(Preußische Gesetzsammlung 1918, S. 187)
Preußen ist wie das Deutsche Reich und die anderen deutschen Bundesstaaten durch den Volkswillen zum freien Staat geworden.
Aufgabe der neuen preußischen Landesregierung ist, das alte, von Grund auf reaktionäre Preußen so rasch wie möglich in einen völlig demokratischen Bestandteil der einheitlichen Volksrepublik zu verwandeln.
Über die zukünftigen Staatseinrichtungen Preußens, seine Beziehungen zum Reich, zu anderen deutschen Staaten und zum Ausland wird eine verfassunggebende Versammlung entscheiden; ihre Wahl erfolgt auf Grundlage des gleichen Wahlrechts für alle Männer und Frauen nach dem Verhältniswahlsystem.
Bis zum Zusammentritt dieser verfassunggebenden Versammlung hat eine vorläufige Regierung, die getragen ist vom Vertrauen der Arbeiter- und Soldatenräte, die Geschäfte übernommen. Sie sieht ihre erste Aufgabe darin, im engen Zusammenhang mit der neuen Reichsleitung für die Ordnung und Sicherheit im Lande und für die Volksernährung zu sorgen. Sie ist dabei angewiesen auf das Verständnis und den guten Willen der Bevölkerung im allgemeinen und insbesondere auf die gewissenhafte Mitarbeit aller Beamten des Staates und der Selbstverwaltungskörperschaften. Alle Beamten, die sich der neuen Regierung zur Verfügung stellen, sind ausdrücklich in ihren Rechten bestätigt und auf ihre Pflichten hingewiesen worden.
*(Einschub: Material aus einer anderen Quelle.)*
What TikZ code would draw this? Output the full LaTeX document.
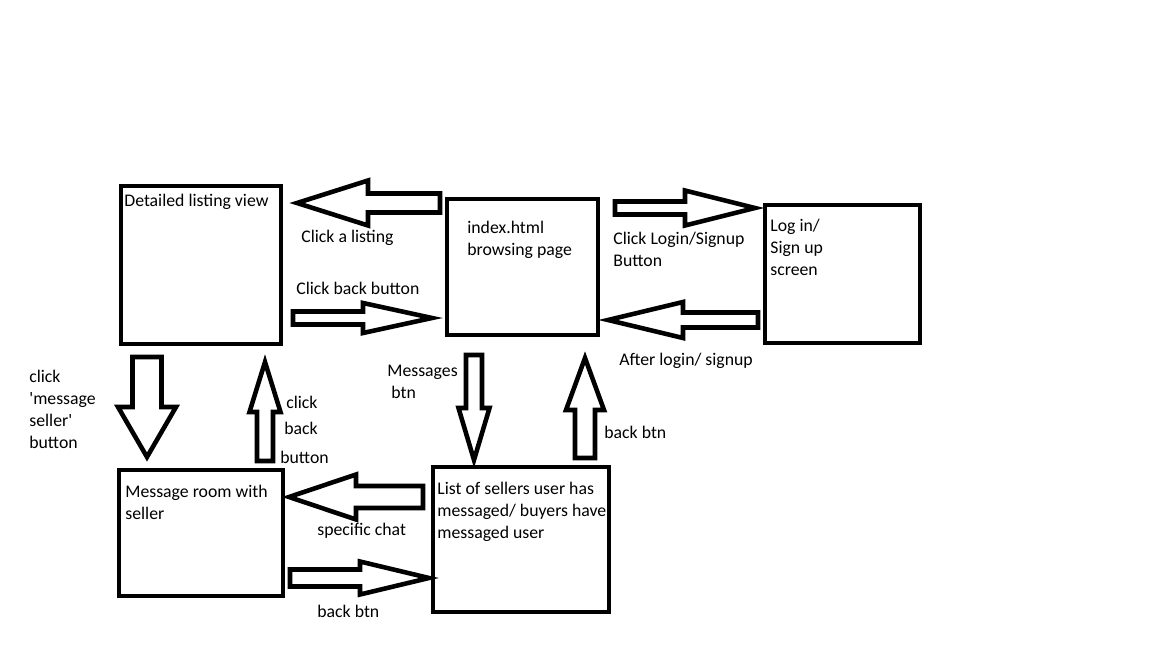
\documentclass[tikz,border=0pt]{standalone}
\usepackage{fontspec}
\setmainfont{Carlito}
\usetikzlibrary{positioning}

\begin{document}
\begin{tikzpicture}[x=0.02cm, y=0.02cm,
    screen/.style={draw, line width=2.8pt, rectangle, inner sep=0pt},
    arrowshape/.style={draw, line width=2.6pt, line join=miter},
    lbl/.style={font=\fontsize{10.1}{12.5}\selectfont, inner sep=0pt, align=left, anchor=north west}]
                \useasboundingbox (0,0) rectangle (1152,-648);

                % Draw screens
                \node[screen, minimum width=3.2cm, minimum height=3.16cm] (detail) at (201,-265) {};
                \node[screen, minimum width=3.02cm, minimum height=2.72cm] (index) at (522.5,-267) {};
                \node[screen, minimum width=3.1cm, minimum height=2.76cm] (login) at (842.5,-274) {};
                \node[screen, minimum width=3.28cm, minimum height=2.52cm] (room) at (201,-533) {};
                \node[screen, minimum width=3.52cm, minimum height=2.9cm] (chats) at (521,-539.5) {};

                % Screen titles
                \node[lbl] (detailtxt) at (124,-194) {Detailed listing view};
                \node[lbl] (indextxt) at (467,-221) {index.html\\browsing page};
                \node[lbl] (logintxt) at (770,-219) {Log in/\\Sign up\\screen};
                \node[lbl] (roomtxt) at (125,-485) {Message room with\\seller};
                \node[lbl] (chatstxt) at (437,-482) {List of sellers user has\\messaged/ buyers have\\messaged user};

                % Draw block arrows: tail x / tail y / length / angle / shaft / head width / head length
                \foreach \tx/\ty/\len/\ang/\sw/\hw/\hl in {
                    440/203/143/180/9.5/22.5/71,
                    293/318/139/0/6.5/15/69,
                    615/208/140/0/6.5/17.5/70,
                    758/320/150/180/7.5/18/75,
                    147/357/100/270/14.5/29/50,
                    265/461/99/90/8/15.5/50,
                    474/355/105/270/8/15.5/52,
                    585/458/100/90/10/19/52,
                    423/497/134/180/11/22.5/67,
                    290/578/139/0/8.5/16.5/69} {
                    \draw[arrowshape, shift={(\tx,-\ty)}, rotate=\ang]
                        (0,-\sw) -- (\len-\hl,-\sw) -- (\len-\hl,-\hw) -- (\len,0)
                        -- (\len-\hl,\hw) -- (\len-\hl,\sw) -- (0,\sw) -- cycle;
                }

                % Arrow labels
                \node[lbl] (clicklisting) at (301,-230) {Click a listing};
                \node[lbl] (clickback) at (296,-282) {Click back button};
                \node[lbl] (clicklogin) at (613,-232) {Click Login/Signup\\Button};
                \node[lbl] (afterlogin) at (619,-353) {After login/ signup};
                \node[lbl] (msgseller) at (29,-370) {click\\\textquotesingle message\\seller\textquotesingle\\button};
                \node[lbl] (clickback2) at (286,-396) {click};
                \node[lbl] (clickback3) at (284,-422) {back};
                \node[lbl] (clickback4) at (280,-451) {button};
                \node[lbl] (msgbtn) at (387,-365) {Messages\\\ btn};
                \node[lbl] (backbtn) at (604,-426) {back btn};
                \node[lbl] (specific) at (317,-523) {specific chat};
                \node[lbl] (backbtn2) at (317,-605) {back btn};
            \end{tikzpicture}
\end{document}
Von den zahlreichen Aufgaben, vor die sich das neue, freie Preußen jetzt und in der Zukunft gestellt sieht, seien nur diese hervorgehoben:
Durchführung der uneingeschränkten Koalitionsfreiheit für alle Staatsarbeiter und Beamten. Gründliche Reform der besoldungs- und Lohnverhältnisse der Arbeiter und Beamten, einschließlich der Pensionäre und Altpensionäre, und bis zur endgültigen Regelung die Gewährung ausreichender Teuerungszulagen.
Ausbau aller Bildungsinstitute, insbesondere der Volksschule. Schaffung der Einheitsschule. Befreiung der Schule von jeglicher kirchlichen Bevormundung. Trennung von Staat und Kirche.
Demokratisierung aller Verwaltungskörperschaften. Beseitigung der Gutsbezirke. Völlig gleiches Wahlrecht beider Geschlechter für alle Gemeindevertretungen in Stadt und Land. Entsprechende demokratische Umgestaltung der Kreis- und Provinzialverwaltungskörper.
Raschester Aufbau und Entwicklung aller Verkehrsmittel, insbesondere der Eisenbahnen und Kanäle.
Hebung und Modernisierung von Industrie und Landwirtschaft. Vergesellschaftung der dazu geeigneten industriellen und landwirtschaftlichen Großbetriebe.
Umgestaltung der Rechtspflege und des Strafvollzugs im Geist der Demokratie und des Sozialismus.
Reform des gesamten Steuerwesens nach den Grundsätzen strengster sozialer Gerechtigkeit.
Es ist eine ernste und schwere Zeit, in der die neue Regierung an ihre Arbeit gehen muss. Bedrückend ist die Fülle der Aufgaben, vor die sie sich gestellt sieht. In den vier Jahren des furchtbaren Krieges haben sich die menschlichen und wirtschaftlichen Kräfte des Landes erschöpft. Nur durch einmütiges Zusammenstehen des gesamten Volkes kann der Untergang abgewendet werden. Nur so können wir denen, die jetzt aus dem Felde zurückkehren sollen, zwar nicht ihre Leiden und Opfer vergelten, wohl aber die Fortsetzung dieser Leiden ersparen. Nur so können wir das Gespenst des Hungers bannen, das vornehmlich unsere Frauen, Kinder und Kranken schon jetzt auf das schwerste bedroht.
Was wir alle haben wollen: Freiheit, Frieden und Brot, kann nur gesichert werden, wenn das wirtschaftliche Leben in Stadt und Land aufrechterhalten bleibt.

Die preußische Regierung:
Hirsch. Ströbel.
Braun. Eugen Ernst. Haenisch. Adolph Hoffmann.